Washington made one exception, whom he freed immediately, and that was his faithful attendant, Billy Lee. Billy rarely left his side and had suffered with him for the entire eight years of the Revolutionary War. He had shivered with him at Valley Forge and ridden next to him in battle, exposing himself to the very same hazards as the General. After the war, Billy broke his leg while assisting Washington in surveying a tract of land. Just three years later, he injured his other knee, rendering him only able to cobble shoes. 

It is clear that Washington cared for Billy, and the sentiment was returned. Billy was freed, given a $30 yearly pension, and offered a home at Mount Vernon if he wished. He chose to remain at the only home he had known since his youth. He was buried there when he died in 1810.

It is not uncommon nor unproductive to get mired in the contradiction of the man who did more than any other for American freedom, while simultaneously owning slaves. It is, after all, the most paradoxical aspect of the “all men are created equal’ American creed. 

Still, one must take care not to peer upon the past with eyes of the present. We must adorn ourselves with the spectacles of the time and view our subject through the often-blurry lens of history. It is hard for the twenty-first-century mind to resist the impulse to judge from afar, but we must. 

Just as with the American Revolution, the Constitutional Convention, and the establishment of the presidency, George Washington’s powerful and unrelenting will manifested what came to be with regard to eventual emancipation. His prediction that if emancipation were to be undertaken “by degrees, it certainly might, and assuredly ought to be effected, and that, too, by legislative authority.” 

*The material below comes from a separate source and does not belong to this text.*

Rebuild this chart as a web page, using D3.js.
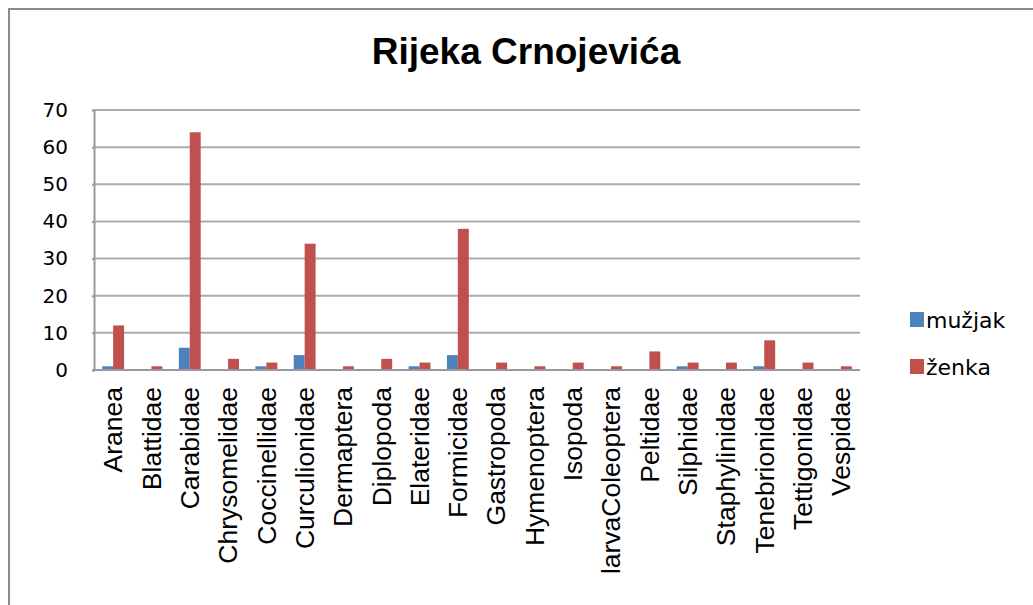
<!DOCTYPE html>
<html>
<head>
<meta charset="utf-8">
<script src="https://cdn.jsdelivr.net/npm/d3@7"></script>
<style>
  html, body { margin: 0; padding: 0; background: #fff; }
  svg { display: block; }
</style>
</head>
<body>
<svg id="chart" width="1033" height="605"></svg>
<script>
const title = "Rijeka Crnojevića";
const categories = ["Aranea","Blattidae","Carabidae","Chrysomelidae","Coccinellidae","Curculionidae","Dermaptera","Diplopoda","Elateridae","Formicidae","Gastropoda","Hymenoptera","Isopoda","larvaColeoptera","Peltidae","Silphidae","Staphylinidae","Tenebrionidae","Tettigonidae","Vespidae"];
const seriesNames = ["mužjak","ženka"];
const muzjak = [1,0,6,0,1,4,0,0,1,4,0,0,0,0,0,1,0,1,0,0];
const zenka  = [12,1,64,3,2,34,1,3,2,38,2,1,2,1,5,2,2,8,2,1];
const yTicks = [0,10,20,30,40,50,60,70];
const colors = ["#4F81BD","#C0504D"];

const svg = d3.select("#chart");

// outer chart border
svg.append("rect").attr("x",9).attr("y",9).attr("width",1040).attr("height",620)
  .attr("fill","#fff").attr("stroke","#8c8c8c").attr("stroke-width",2);

const pL = 94, pR = 860, pT = 110, pB = 370;
const x = d3.scaleBand().domain(categories).range([pL,pR]).paddingInner(0).paddingOuter(0);
const y = d3.scaleLinear().domain([0,70]).range([pB,pT]);

// gridlines
svg.append("g").selectAll("line").data(yTicks.filter(d=>d>0)).join("line")
  .attr("x1",pL).attr("x2",pR)
  .attr("y1",d=>y(d)).attr("y2",d=>y(d))
  .attr("stroke","#ababab").attr("stroke-width",2);

// bars
const bw = x.bandwidth()/3.5;
const sub = d3.scaleBand().domain([0,1]).range([0,2*bw]);
const series = [muzjak, zenka];
series.forEach((vals,si)=>{
  svg.append("g").selectAll("rect").data(categories).join("rect")
    .attr("x",(c)=>x(c)+(x.bandwidth()-2*bw)/2+sub(si))
    .attr("width",sub.bandwidth())
    .attr("y",(c,i)=>y(vals[i]))
    .attr("height",(c,i)=>y(0)-y(vals[i]))
    .attr("fill",colors[si]);
});

// y axis
const yAxis = d3.axisLeft(y).tickValues(yTicks).tickSize(2).tickPadding(24);
const gy = svg.append("g").attr("transform",`translate(${pL},0)`).call(yAxis);
gy.select(".domain").attr("stroke","#9a9a9a").attr("stroke-width",2);
gy.selectAll(".tick line").attr("stroke","#9a9a9a").attr("stroke-width",2);
gy.selectAll("text").attr("font-family","'DejaVu Sans', sans-serif").attr("font-size",20).attr("fill","#000");

// x axis
const xAxis = d3.axisBottom(x).tickSize(0).tickPadding(0);
const gx = svg.append("g").attr("transform",`translate(0,${pB})`).call(xAxis);
gx.select(".domain").attr("stroke","#9a9a9a").attr("stroke-width",2).attr("d",`M${pL},0H${pR}`);
gx.selectAll("text")
  .attr("font-family","'Liberation Sans', Arial, sans-serif").attr("font-size",26.5).attr("fill","#000")
  .attr("transform","rotate(-90)")
  .attr("text-anchor","end")
  .attr("x",-17).attr("y",0).attr("dy","0.35em");

// title
svg.append("text").attr("x",526).attr("y",64).attr("text-anchor","middle")
  .attr("font-family","'Liberation Sans', Arial, sans-serif").attr("font-weight","bold")
  .attr("font-size",37).attr("fill","#000").text(title);

// legend
const lg = svg.append("g");
seriesNames.forEach((n,i)=>{
  const yy = 312 + i*47;
  lg.append("rect").attr("x",910).attr("y",yy).attr("width",14).attr("height",15).attr("fill",colors[i]);
  lg.append("text").attr("x",926).attr("y",yy+16).attr("font-family","'DejaVu Sans', sans-serif")
    .attr("font-size",22).attr("fill","#000").text(n);
});
</script>
</body>
</html>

Washington’s warning that doing so suddenly would “be productive of much inconvenience and mischief” seems like an understatement given what we know of the bloody Civil War and its death toll of some 600,000 Americans, but he was not wrong. He knew full well that the eradication of “that peculiar institution,” as Abraham Lincoln called it, was far more an entrenched problem than even he, “the greatest man of the age,” was able to solve in his time. 

And yet, he did solve it. It just took time. He and his fellow founders gave the world both the courage and, just as important, the language to eradicate the evil scourge from the better part of the world. In the immediate decades following his death, American legislatures stepped up their efforts to end slavery. Great Britain banned it and dispatched the Royal Navy worldwide to enforce it. All over the globe, the wretched practice began to disappear. It was not just “the shot heard’round the world,” at Lexington and Concord, it was the cry for freedom.

Washington, were he able to visit us in our time, would, like us, have to suppress his judgment. But he would be proud of at least one thing – that liberty for all, something he was willing to die for, finally rings true. 

The question often asked when contemplating George Washington is, “How could a man who fought so hard for freedom not grant the same to those for whom he had the power to give it? The answer to that question is to ask a better question. 

To whom does every American owe the most gratitude, reverence, and honor for his or her freedom?

 The answer is indisputably George Washington.